How The Right Lost Its Mind by Charles J Sykes
Why Trump? How did the land of George Washington and Abraham Lincoln end up with him? Why did American conservatives allow this crude, rude, mendacious braggart to become their leader?
This question greatly pains Charles Sykes, an American conservative writer and broadcaster who has refused to fall in behind Trump, and is aghast at what has taken place:
“The gleeful rejection of established norms of civility, tradition, and basic decency played well in an era of reality television, but was the antithesis of what conservatism had once represented… Like a number of other conservatives, including talk show hosts, I have to step back and ask uncomfortable questions. There’s no point in mincing words: for me 2016 was a brutal, disorienting, disillusioning slog. There came a moment when I realised that conservatives had created an alternative reality bubble and that I had perhaps helped shape it. Somewhere along the line much of the echo chamber turned on the very principles that had once animated it, replacing ideas of freedom, limited government and constitutionalism wth a crude populist nativism that fed into the Right’s media zeitgeist.”
Sykes laments how Trumpism “has coarsened the culture as a whole”, and made it very difficult to bring up children to treat others with respect, avoid name-calling and tell the truth even when inconvenient. For the young, and especially for young men, there is Trump as an alternative role model:
“He may be a bully, a fabulist, a serial insulter and abuser of women, but our alpha-male president is a billionaire, who has been elevated to the most powerful job in the world.”
America is more and more separated into two nations. People interact less and less with anyone with whom they disagree. And conservatives chose to close their eyes and ears to what was going on:
“For years we ignored the birthers, the racists, the truthers, and other conspiracy theorists who indulged fantasies of Obama’s secret Muslim plot to subvert Christendom, or who peddled tales of Hillary Clinton’s murder victims. We treated them like your obnoxious uncle at Thanksgiving. Rather than confront them, we changed the channel because, after all, they were our friends, whose quirks could be indulged or at least ignored.”
Trump represents a strain in American life which has always existed. From time to time, Sykes touches on this point. He refers with admiration to Richard Hofstadter’s essay “The Paranoid Style in American Politics”, published in 1964, remarking that it “seems eerily prescient”.
For the paranoid spokesman sees the world “in apocalyptic terms”, with America in danger of immediate subversion and defeat by its enemies. The end of the world is nigh. While Ronald Reagan wanted the Berlin Wall torn down, Trump wants to build a wall to keep the Mexicans out.
For most of his book, Sykes concentrates on contemporary manifestations of boorishness, including Fox News and the Alt Right. As a report from the front line – where many conservatives, including many members of the Christian Right, persuaded themselves that in order to beat Hillary Clinton, any number of low blows were permissible – this works well.
But Sykes is too disgusted by these disreputable proceedings to be able to see the wider picture. Conservatives usually feel pessimistic about the all too palpable decline in many of the things which they hold dear.
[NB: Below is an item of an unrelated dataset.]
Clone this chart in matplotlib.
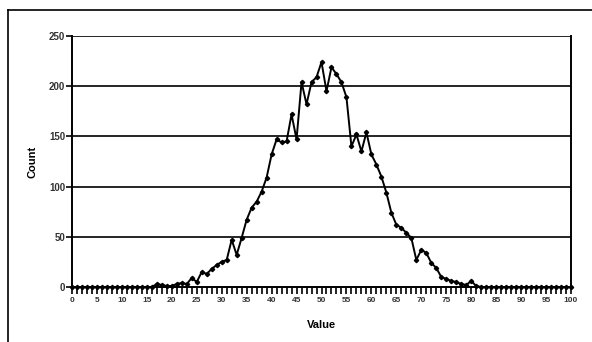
import matplotlib.pyplot as plt
from matplotlib.lines import Line2D
import numpy as np

# value bins 0..100
values = list(range(0, 101))
counts = [0, 0, 0, 0, 0, 0, 0, 0, 0, 0,
          0, 0, 0, 0, 0, 0, 0, 3, 2, 1,
          1, 3, 4, 3, 9, 5, 15, 13, 18, 22,
          25, 27, 47, 32, 49, 67, 79, 85, 95, 109,
          132, 147, 144, 145, 172, 147, 204, 182, 204, 209,
          224, 195, 219, 212, 204, 189, 140, 152, 135, 154,
          132, 122, 110, 94, 74, 62, 59, 54, 49, 27,
          37, 34, 24, 19, 10, 8, 6, 5, 3, 2,
          6, 1, 0, 0, 0, 0, 0, 0, 0, 0,
          0, 0, 0, 0, 0, 0, 0, 0, 0, 0, 0]
y_ticks = [0, 50, 100, 150, 200, 250]
x_labels = list(range(0, 101, 5))

plt.rcParams['font.family'] = ['Liberation Sans', 'DejaVu Sans']

fig = plt.figure(figsize=(5.92, 3.42), dpi=100)
ax = fig.add_axes([72/592, 55/342, 499/592, 251/342])

for yv in y_ticks[1:]:
    ax.axhline(yv, color='black', linewidth=1.2, zorder=1)

ax.plot(values, counts, color='black', linewidth=1.4, marker='D', markersize=2.2,
        clip_on=False, zorder=3)

ax.set_xlim(0, 100)
ax.set_ylim(0, 250)
ax.set_yticks(y_ticks)
ax.set_xticks(x_labels)
ax.set_xticks(values, minor=True)
ax.tick_params(axis='x', which='major', length=5, width=1.2, labelsize=6, pad=2)
ax.tick_params(axis='x', which='minor', length=5, width=1.2)
ax.tick_params(axis='y', length=4, width=1.2, labelsize=7, pad=1)
for lab in ax.get_xticklabels() + ax.get_yticklabels():
    lab.set_fontweight('bold')
    lab.set_color('#333333')

for s in ['left', 'right', 'bottom']:
    ax.spines[s].set_linewidth(1.4)
ax.spines['top'].set_visible(False)

ax.set_xlabel('Value', fontsize=8, fontweight='bold', labelpad=12)
ax.set_ylabel('Count', fontsize=8, fontweight='bold', labelpad=8)

# outer frame (left and top edges of a box)
fig.add_artist(Line2D([8/592, 8/592], [0, 1 - 10/342], color='black', linewidth=1.2))
fig.add_artist(Line2D([8/592, 1], [1 - 10/342, 1 - 10/342], color='black', linewidth=1.2))

fig.savefig('out.png', dpi=100)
Yet the American Constitution – that magnificent 18th-century edifice, built on ancient foundations – has outlived some third-rate presidents, and will not be destroyed by Trump. Indeed, his career may end in abject failure, and become a warning to future generations.
Even if (as seems to me likely) Trump does not by his disgraceful conduct bring about his own destruction, he is not immortal, and will create a desire for someone better, or at least for someone different.
His opponents were at first baffled by him. For the more agonised they were by his behaviour, the better pleased his supporters were. Trump’s bunch of deplorables had found a showman who on Twitter could each day, indeed each minute, enrage and embarrass the ruling class, Republican as well as Democrat.
Outsiders who felt they had long been taken for granted by Washington could revel in Trump’s impudence. Barack Obama had risen to the top by knowing, on almost every occasion, how to strike the right note.
Many Americans decided they would like, as a protest against the baffling good manners of the first black president, to put in a white man who knows, on almost every occasion, how to strike the wrong note.
For reputable characters like Sykes, this is a fearful blow to conservatism. But be of good cheer. The night is long that never finds the day.